На рубеже 1921–1922 годов, в эпоху господства самых радикальных конструктивистских идей, среди студентов ВХУТЕМАСа, связанных с Музеем живописной культуры как лабораторией научного изучения художественных языков, возникает один из самых любопытных феноменов искусства 1920‐х годов – проекционизм группы «Метод». Он представляет собой парадоксальную попытку соединения схем программного искусства с традиционными медиа; в частности, использование живописи как пространства концептуального проектирования. В основе это замысла лежит универсальная организационная наука Александра Богданова, тектология; единые принципы организации искусства и общества превращают художника (по крайней мере в перспективе) в создателя моделей этой организации – «проекций метода», чего-то похожего на дизайн, но при этом погруженного в живописную среду. Соломон Никритин – создатель и идеолог проекционизма, автор деклараций, демонстрируемых на выставках в качестве произведений искусства вместе с чертежами и расчетами, графическими и цветовыми схемами, стадиями разработки картин в духе производственного искусства, – один из самых радикальных художников этого времени (уже в 1922 году он оставит живопись – правда, не навсегда – и сделает пространством проектирования театр).
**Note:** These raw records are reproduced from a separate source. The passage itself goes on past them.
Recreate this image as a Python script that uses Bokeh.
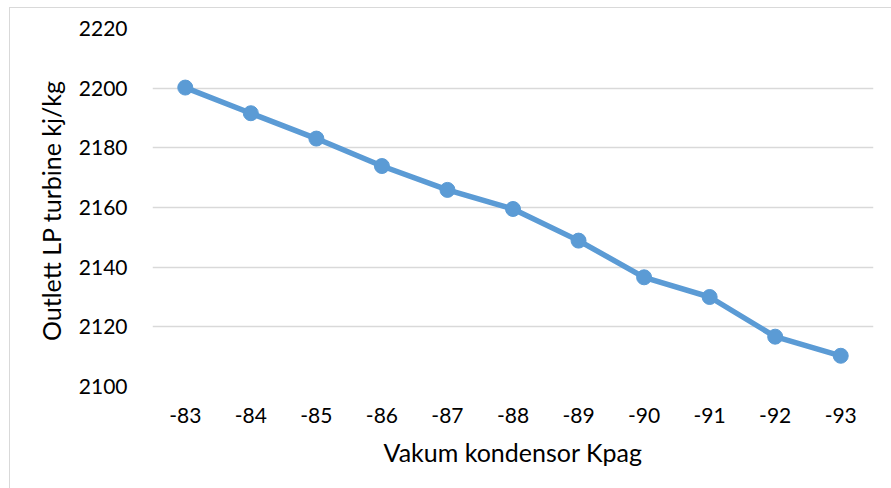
from bokeh.plotting import figure
from bokeh.models import ColumnDataSource, FactorRange, Range1d, FixedTicker
from bokeh.embed import file_html
from bokeh.resources import INLINE

categories = ["-83", "-84", "-85", "-86", "-87", "-88", "-89", "-90", "-91", "-92", "-93"]
values = [2200.2, 2191.6, 2183.1, 2173.9, 2165.9, 2159.5, 2148.9, 2136.6, 2130.0, 2116.7, 2110.3]
y_ticks = [2100, 2120, 2140, 2160, 2180, 2200, 2220]

FONT = "Lato"
BLUE = "#5B9BD5"
GRID = "#D9D9D9"

src = ColumnDataSource(data=dict(x=categories, y=values))

# canvas offset by (9, 7) so that a thin chart-area border shows at left and top
p = figure(width=882, height=481, x_range=FactorRange(*categories), y_range=Range1d(2100, 2220),
           output_backend="svg", toolbar_location=None,
           min_border_left=142, min_border_right=20, min_border_top=20, min_border_bottom=104)
p.margin = (7, 0, 0, 9)
p.styles = {"border-top": "1px solid #D9D9D9", "border-left": "1px solid #D9D9D9",
            "box-sizing": "content-box"}
p.outline_line_color = None
p.background_fill_color = "white"
p.border_fill_color = "white"

p.line("x", "y", source=src, line_color=BLUE, line_width=5.5)
p.scatter("x", "y", source=src, size=15, fill_color=BLUE, line_color=BLUE)

p.xgrid.grid_line_color = None
p.ygrid.grid_line_color = GRID
p.ygrid.grid_line_width = 1.5
p.yaxis.ticker = FixedTicker(ticks=y_ticks)

for ax in (p.xaxis[0], p.yaxis[0]):
    ax.axis_line_color = None
    ax.major_tick_line_color = None
    ax.minor_tick_line_color = None
    ax.major_label_text_font = FONT
    ax.major_label_text_font_size = "21px"
    ax.major_label_text_color = "#000000"
    ax.axis_label_text_font = FONT
    ax.axis_label_text_font_size = "25px"
    ax.axis_label_text_font_style = "normal"
    ax.axis_label_text_color = "#000000"

p.xaxis.axis_label = "Vakum kondensor Kpag"
p.yaxis.axis_label = "Outlett LP turbine  kj/kg"
p.xaxis.major_label_standoff = 15
p.yaxis.major_label_standoff = 19
p.xaxis.axis_label_standoff = 11
p.yaxis.axis_label_standoff = 10

open("out.html", "w").write(file_html(p, INLINE))
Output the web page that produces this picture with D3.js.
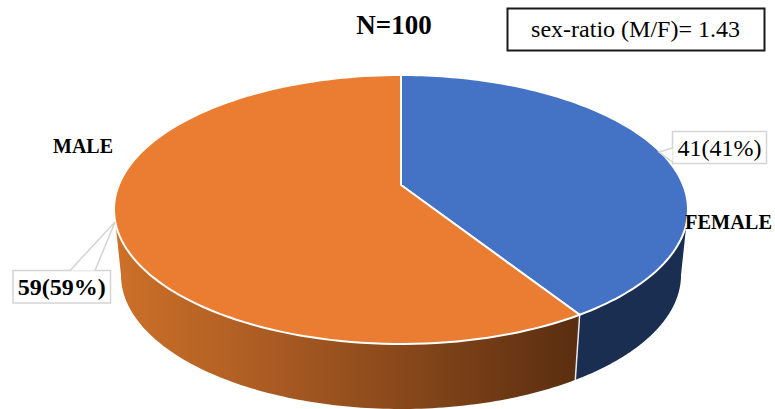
<!DOCTYPE html>
<html>
<head>
<meta charset="utf-8">
<script src="https://cdn.jsdelivr.net/npm/d3@7"></script>
<style>
  html, body { margin: 0; padding: 0; background: #fff; }
  svg { display: block; }
  text { font-family: "Liberation Serif", serif; fill: #000; }
</style>
</head>
<body>
<svg id="chart" width="775" height="409"></svg>
<script>
// Sex distribution of the study group
const categories = ["FEMALE", "MALE"];
const counts = [41, 59];
const percents = [41, 59];
const topColors = ["#4472c4", "#ea7d32"];
const titleText = "N=100";
const ratioText = "sex-ratio (M/F)= 1.43";

const svg = d3.select("#chart");
const defs = svg.append("defs");

// Tilted disc: unit circle -> ellipse through a projective map, so the hub
// sits above the ellipse centre as it does in a perspective view.
const tilt = -0.182;
const rimTop = { x: d3.scaleLinear([-1, 1], [114, 688]), y: d3.scaleLinear([-1, 1], [75, 344]) };
const rimBottom = { x: d3.scaleLinear([-1, 1], [121, 681]), y: d3.scaleLinear([-1, 1], [141, 409]) };

function project(angle, radius, rim) {
  const px = radius * Math.sin(angle), py = -radius * Math.cos(angle);
  const w = 1 + tilt * py;
  return [rim.x(px * Math.sqrt(1 - tilt * tilt) / w), rim.y((py + tilt) / w)];
}

const line = d3.line();
const arcPoints = (a0, a1, rim) => d3.range(0, 121).map(i => project(a0 + (a1 - a0) * i / 120, 1, rim));

const slices = d3.pie().sort(null)(counts);

// Wall shading
const maleGrad = defs.append("linearGradient").attr("id", "maleWall")
  .attr("gradientUnits", "userSpaceOnUse")
  .attr("x1", 118).attr("x2", 578).attr("y1", 0).attr("y2", 0);
maleGrad.append("stop").attr("offset", 0).attr("stop-color", "#cc7029");
maleGrad.append("stop").attr("offset", 0.35).attr("stop-color", "#a85a22");
maleGrad.append("stop").attr("offset", 1).attr("stop-color", "#5a2e10");

// Side walls run between the silhouette points of the disc, where the
// projected rim reaches its widest extent
const widest = Math.acos(tilt);
const wallRange = [[widest, slices[0].endAngle], [slices[1].startAngle, 2 * Math.PI - widest]];
const wallFill = ["#1a2e52", "url(#maleWall)"];
wallRange.forEach(([a0, a1], i) => {
  const pts = arcPoints(a0, a1, rimTop).concat(arcPoints(a0, a1, rimBottom).reverse());
  svg.append("path").attr("d", line(pts) + "Z").attr("fill", wallFill[i]);
});

// Seam between the two walls
svg.append("line")
  .attr("x1", project(slices[0].endAngle, 1, rimTop)[0])
  .attr("y1", project(slices[0].endAngle, 1, rimTop)[1])
  .attr("x2", project(slices[0].endAngle, 1, rimBottom)[0])
  .attr("y2", project(slices[0].endAngle, 1, rimBottom)[1])
  .attr("stroke", "#e8e8e8").attr("stroke-width", 1.5);

// Top face
slices.forEach((s, i) => {
  const pts = [project(0, 0, rimTop)].concat(arcPoints(s.startAngle, s.endAngle, rimTop));
  svg.append("path").attr("d", line(pts) + "Z")
    .attr("fill", topColors[i]).attr("stroke", "#fff").attr("stroke-width", 2)
    .attr("stroke-linejoin", "round");
});

// Data label callouts: box outline with a wedge pointing at the rim
const calloutStroke = "#d4d4d4";
function callout(box, pointer, text, bold) {
  svg.append("rect").attr("x", box.x).attr("y", box.y).attr("width", box.w).attr("height", box.h)
    .attr("fill", "#fff").attr("stroke", calloutStroke).attr("stroke-width", 1.5);
  svg.append("path").attr("d", line(pointer))
    .attr("fill", "#fff").attr("stroke", "none");
  svg.append("path").attr("d", line(pointer))
    .attr("fill", "none").attr("stroke", calloutStroke).attr("stroke-width", 1.5);
  svg.append("text").attr("x", box.x + box.w / 2).attr("y", box.y + box.h - 8)
    .attr("text-anchor", "middle").attr("font-size", 24)
    .attr("font-weight", bold ? "bold" : "normal").text(text);
}
const labelText = i => `${counts[i]}(${percents[i]}%)`;

callout({ x: 672.5, y: 131.5, w: 94, h: 32 }, [[672.5, 148], [659, 152], [672.5, 162]], labelText(0), false);
callout({ x: 13, y: 270.5, w: 97.5, h: 32.5 }, [[70, 270.5], [115, 222], [95, 270.5]], labelText(1), true);

// Category names
svg.append("text").attr("x", 53).attr("y", 153).attr("font-size", 20).attr("font-weight", "bold")
  .attr("textLength", 60).attr("lengthAdjust", "spacingAndGlyphs").text(categories[1]);
svg.append("text").attr("x", 685).attr("y", 229).attr("font-size", 20).attr("font-weight", "bold")
  .attr("textLength", 87).attr("lengthAdjust", "spacingAndGlyphs").text(categories[0]);

// Heading and ratio box
svg.append("text").attr("x", 394).attr("y", 33.5).attr("text-anchor", "middle")
  .attr("font-size", 27).attr("font-weight", "bold").text(titleText);
svg.append("rect").attr("x", 507.5).attr("y", 8.5).attr("width", 257).attr("height", 42)
  .attr("fill", "#fff").attr("stroke", "#1a1a1a").attr("stroke-width", 2);
svg.append("text").attr("x", 635.5).attr("y", 36.7).attr("text-anchor", "middle")
  .attr("font-size", 24).text(ratioText);
</script>
</body>
</html>
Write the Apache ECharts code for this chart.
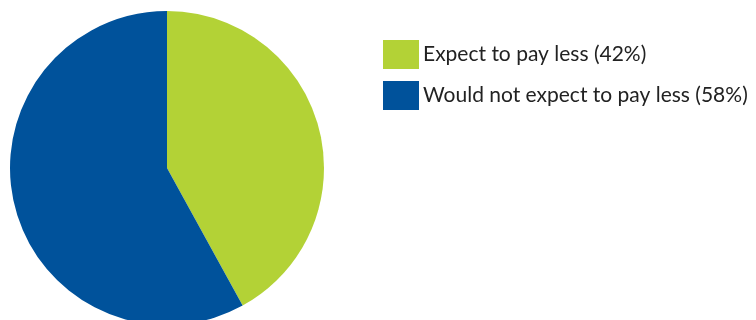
<!DOCTYPE html>
<html>
<head>
<meta charset="utf-8">
<style>
  html, body { margin: 0; padding: 0; background: #ffffff; }
  #chart { width: 756px; height: 320px; }
</style>
<script src="https://cdn.jsdelivr.net/npm/echarts@6/dist/echarts.min.js"></script>
</head>
<body>
<div id="chart"></div>
<script>
// Survey answer shares
const categories = ['Expect to pay less (42%)', 'Would not expect to pay less (58%)'];
const shares = [42, 58];
const colors = ['#b3d236', '#00529b'];

const chart = echarts.init(document.getElementById('chart'), null, { renderer: 'canvas' });

chart.setOption({
  animation: false,
  color: colors,
  legend: {
    orient: 'vertical',
    left: 383,
    top: 40,
    padding: 0,
    itemWidth: 36,
    itemHeight: 29,
    itemGap: 12,
    icon: 'rect',
    selectedMode: false,
    textStyle: {
      fontFamily: 'Lato',
      fontSize: 21,
      color: '#222222',
      padding: [0, 0, 0, -1]
    },
    data: categories
  },
  series: [{
    type: 'pie',
    center: [167, 168],
    radius: 157,
    startAngle: 90,
    clockwise: true,
    label: { show: false },
    labelLine: { show: false },
    emphasis: { disabled: true },
    itemStyle: { borderWidth: 0 },
    data: categories.map((name, i) => ({ name, value: shares[i] }))
  }]
});
</script>
</body>
</html>
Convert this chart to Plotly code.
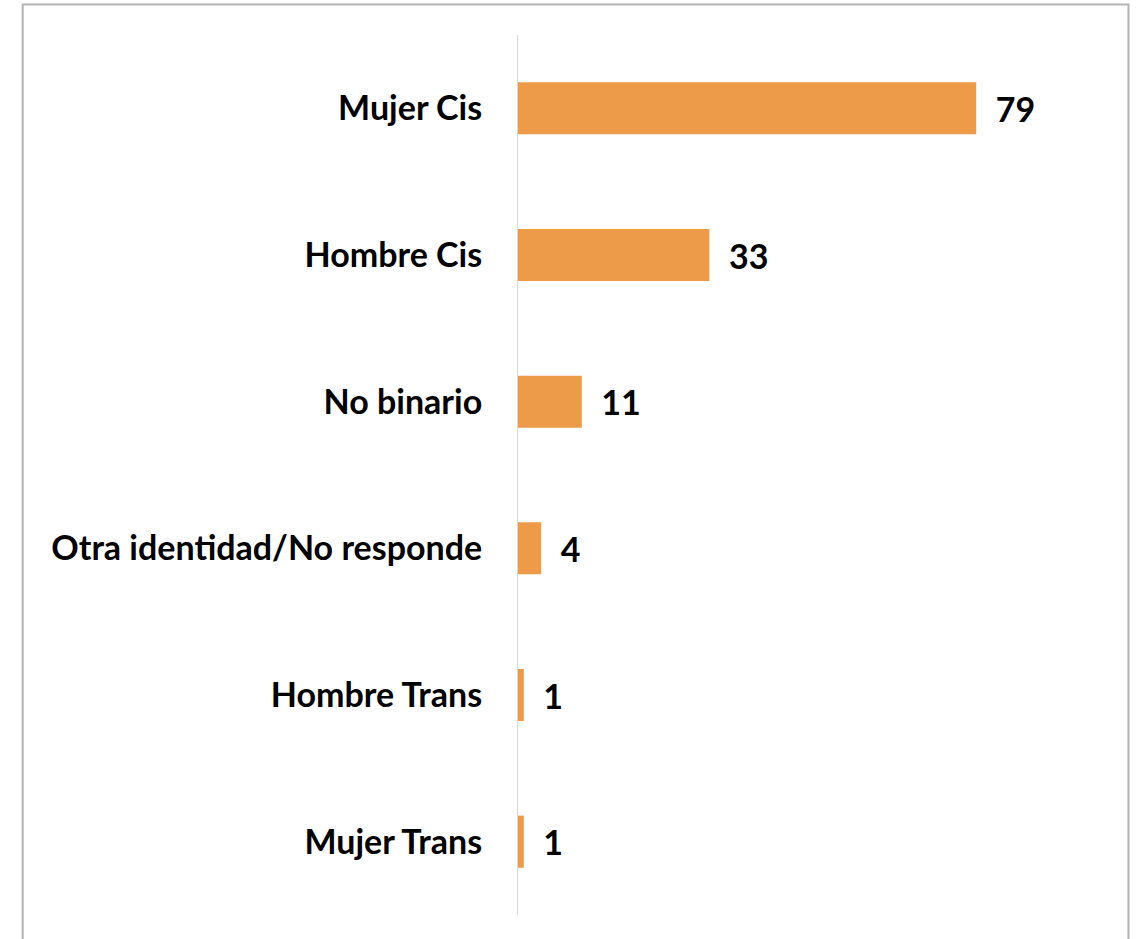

Назвать картинами эти методологические разработки довольно сложно. Но последователи Никритина делают следующий один шаг в этом направлении. У Сергея Лучишкина за чистой схемой разметки «Координат живописной плоскости» (1924; круг в квадрате, разделенном линиями – центральными осями и диагоналями) следуют «Координаты соотношения живописных масс. Анормаль. Работа аналитическая» (1924; рис. 11): красный овал «естественной», «органической» формы, обладающий живописной и, кажется, не только живописной «плотью», на черном, как бы «лабораторном», фоне; это уже картина, хотя и сконструированная «научными» методами.
1
Рисунки Николая Ладовского и Георгия Мапу.
2
См.: Пунин Н. О Татлине. М.: RA, 2001.
3
Другие участники: Карл Иогансон, Константин (Казимир) Медунецкий, Владимир Стенберг, Георгий Стенберг, Александр Замошкин, Николай Денисовский.
4
Левидов М. Организованное упрощение культуры // Красная новь. 1923. № 1.